There are some nice white papers on the topic of Data Center Site Selection. For example the paper of John Rate of Rate Consulting or
Geographic Factors for Data Center Site Selection” of Fortrust. A pity they only focussing on the USA. Similar studies for other parts of the world could be interesting also.

So whats new? You could say everything is already thought-out. But do we really have the insight about the risks of current and future data center locations? How are this decisions being made? For instance who came up with the idea of data centers in Iceland? Was it just cherry picking (“green is nice”) or was it an thoughtful proposition? Read the blog the Data Center Knowledge blog entry Iceland gets major data center project.

Iceland Data Center Location

Iceland Data Center Location ((c) Data Center Knowledge blog)

A lot of stuff you can find about data center site selection is about ‘creating a long list of criteria, create weightings, multiple the numbers, add the scores, then select the highest score as criteria site selection’. A flawed concept as stated in Green (low carbon) Data Center Blog. You also can question how these selections are being made with all this different kinds of geographical data.
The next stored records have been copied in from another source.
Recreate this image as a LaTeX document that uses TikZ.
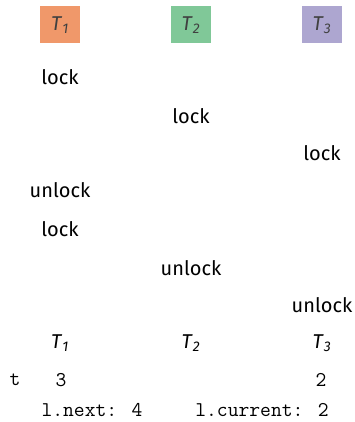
\documentclass[tikz,border=0pt]{standalone}
\usepackage{fontspec}
\setmainfont{Fira Sans}
\usepackage{tikz}

\definecolor{tone}{HTML}{F0986A}
\definecolor{ttwo}{HTML}{80C898}
\definecolor{tthree}{HTML}{ADA6D0}

\newcommand{\thr}[1]{\textit{T}\textsubscript{\textit{#1}}}

\begin{document}
\begin{tikzpicture}[
    x=1pt, y=-1pt,
    thread/.style={minimum width=40pt, minimum height=37pt, inner sep=0pt, text=black!75, font=\fontsize{20}{24}\selectfont},
    op/.style={inner sep=0pt, font=\fontsize{20}{24}\selectfont},
    label/.style={inner sep=0pt, font=\fontsize{20}{24}\selectfont},
    code/.style={inner sep=0pt, font=\ttfamily\fontsize{21}{25}\selectfont},
    baseline=(current bounding box.center)
]
    \useasboundingbox (0,0) rectangle (354,422);
    \node[thread, fill=tone] (t1) at (60.00, 25.00) {\thr{1}};
    \node[thread, fill=ttwo] (t2) at (191.00, 25.00) {\thr{2}};
    \node[thread, fill=tthree] (t3) at (322.00, 25.00) {\thr{3}};

    \node[op] (lock1) at (60.00, 77.00) {lock};
    \node[op] (lock2) at (191.00, 116.00) {lock};
    \node[op] (lock3) at (322.00, 153.00) {lock};
    \node[op] (unlock1) at (60.00, 190.00) {unlock};
    \node[op] (lock4) at (60.00, 229.00) {lock};
    \node[op] (unlock2) at (191.00, 268.00) {unlock};
    \node[op] (unlock3) at (322.00, 305.00) {unlock};

    \node[label] (n1) at (60.00, 343.00) {\thr{1}};
    \node[label] (n2) at (191.00, 343.00) {\thr{2}};
    \node[label] (n3) at (322.00, 343.00) {\thr{3}};

    \node[code] (t) at (15.00, 380.00) {t};
    \node[code] (v1) at (61.00, 380.00) {3};
    \node[code] (v3) at (321.00, 380.00) {2};
    \node[code] (next) at (92.00, 410.00) {l.next: 4};
    \node[code] (current) at (262.00, 410.00) {l.current: 2};
\end{tikzpicture}
\end{document}
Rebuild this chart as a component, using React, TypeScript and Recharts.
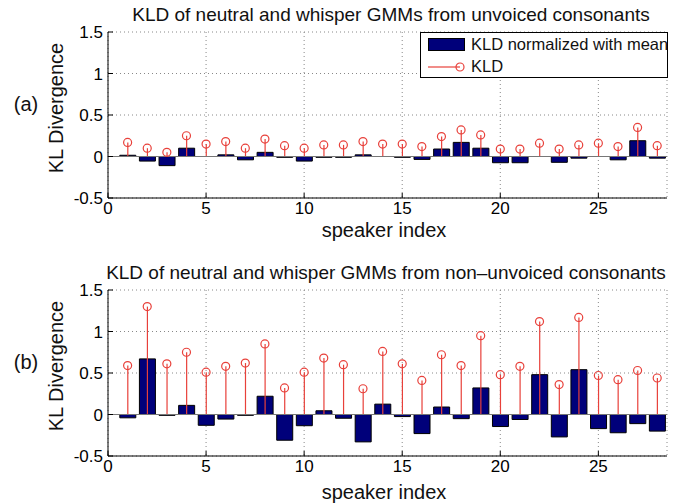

This made me thinking about an GIS (geographical information system) app for data center locations. An GIS app where you use several map layers to filter out the bad and ugly areas to find the good areas for placing data centers.

The bad areas:
Areas where Mother natures has here surprises, volcanoes, earthquakes, tornados, hurricanes, floods etc.

The ugly areas:
Areas where we created are own risks: Proximity to hazardous materials manufacturing and storage, airports, Critical Areas for Transmission Congestion, black & brownout areas, social deprived areas, etc.

The good areas:
Areas with cool climate and abundant supply of geothermal and hydroelectric energy and abundant network capacity and human resources.

A first search for Data Center Site Selection and GIS didn’t give a positive result …
Is this really true? How are this complex selections else being made? Are Geographical Information Systems not used in site selection of a multi million business of data center building? Is it just old-fashioned handwork?